Solar projects typically follow a multi‑decade revenue horizon, but their technical and commercial performance changes over time. The major lifecycle cost drivers are inverter replacement (usually after 10–15 years), module degradation (commonly 0.5–1.0% per year), vegetation and soiling management, and monitoring and fault response. Contracts can vary between full‑service O&M with performance guarantees and leaner, reactive arrangements where the owner absorbs more operational risk.

Small projects face particular challenges. Economies of scale matter for procurement and fixed contract administration: per‑site costs for monitoring platforms, insurance and spare‑parts logistics are higher for many dispersed small assets than for a single large park. Aggregation of fleet data and centralised asset management can reduce these per‑unit costs, but achieving that requires standardised telemetry, contractual alignment with installers and clear governance for capital expenditure decisions.

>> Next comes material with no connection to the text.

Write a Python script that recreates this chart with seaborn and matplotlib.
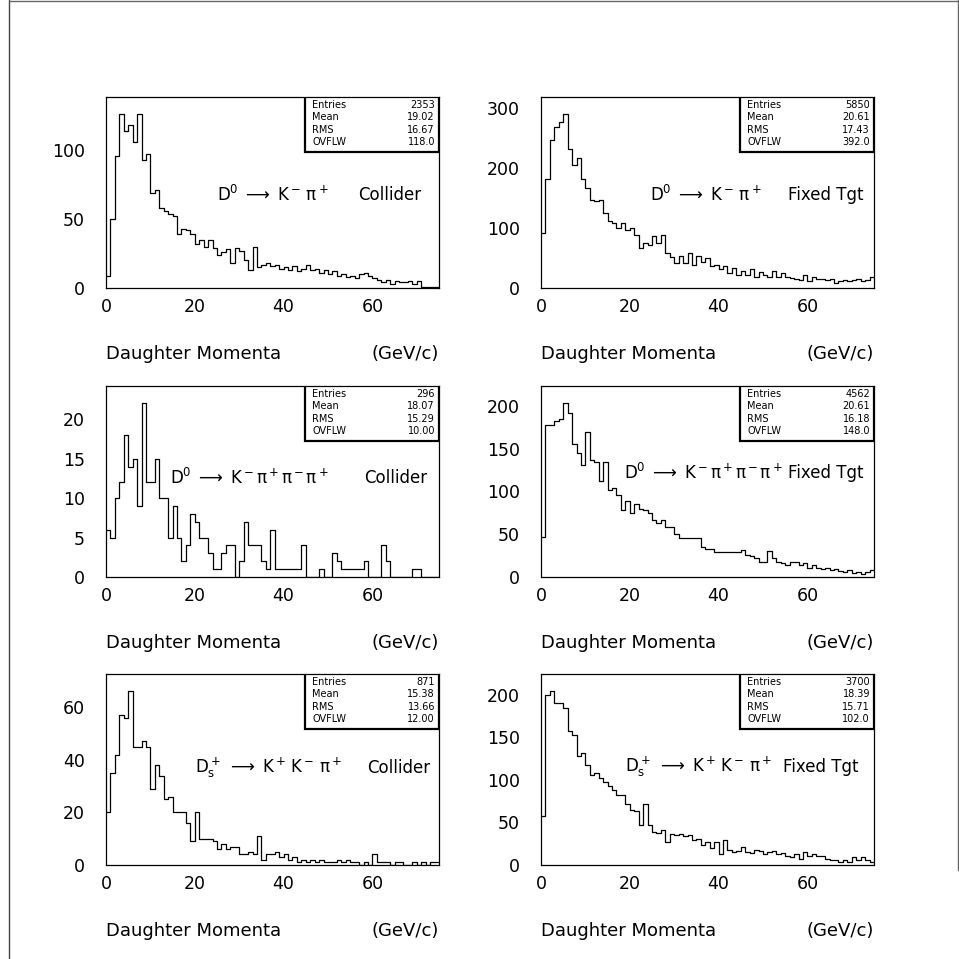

Contract design is critical to align incentives. Performance‑based O&M fees, availability guarantees and liquidated damages for underperformance shift reward and risk between operator and owner. Warranties from module and inverter manufacturers are valuable, but they carry claims processes, potential exclusions and longevity uncertainty. Insurance can cover some operational risks, yet policy terms, deductibles and exclusions materially affect net recoveries.

When evaluating fractional exposure to small solar through digital fund shares, retail investors should look for transparent reporting of O&M arrangements, expected replacement schedules, provisions for major capex and how maintenance reserves are funded and controlled. These operational realities drive actual generation, availability and ultimately the distributions that investors receive over the life of the asset.